Management continues to expect earnings per share in the band of $3.40-$3.50 for fiscal 2019. Net sales and Organic revenues are expected to rise low-single digits. Currency headwinds (excluding Argentina) are likely to hurt net sales by 1-1.5%. Nonetheless, net sales growth is expected to gain from Nu Finish’s acquisition to the tune of about 30-40 bps. 

However, gross margin excluding acquisition and integration costs is now expected to contract 30-70 bps, owing to unfavorable foreign currency translation. Capex is expected to be $30-$35 million.  Adjusted free cash flow is anticipated to remain flat.

Business Developments

The company has announced to acquire Spectrum Brands’ auto care business in a deal worth $1.25 billion. The deal is anticipated to close by second-quarter fiscal 2019. The latter’s auto care brands include Armor All, STP and A/C Pro. 

How Have Estimates Been Moving Since Then?

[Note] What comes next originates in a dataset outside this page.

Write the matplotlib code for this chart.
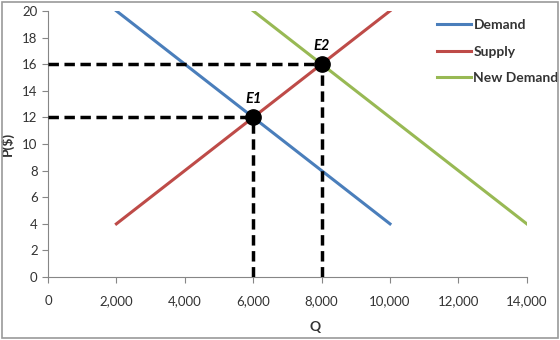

In the past month, investors have witnessed a downward trend in fresh estimates. The consensus estimate has shifted -12.92% due to these changes.

VGM Scores

At this time, Energizer has a great Growth Score of A, though it is lagging a lot on the Momentum Score front with an F. However, the stock was allocated a grade of C on the value side, putting it in the middle 20% for this investment strategy.

Overall, the stock has an aggregate VGM Score of C. If you aren't focused on one strategy, this score is the one you should be interested in.

Outlook

Estimates have been broadly trending downward for the stock, and the magnitude of these revisions indicates a downward shift. It's no surprise Energizer has a Zacks Rank #4 (Sell). We expect a below average return from the stock in the next few months.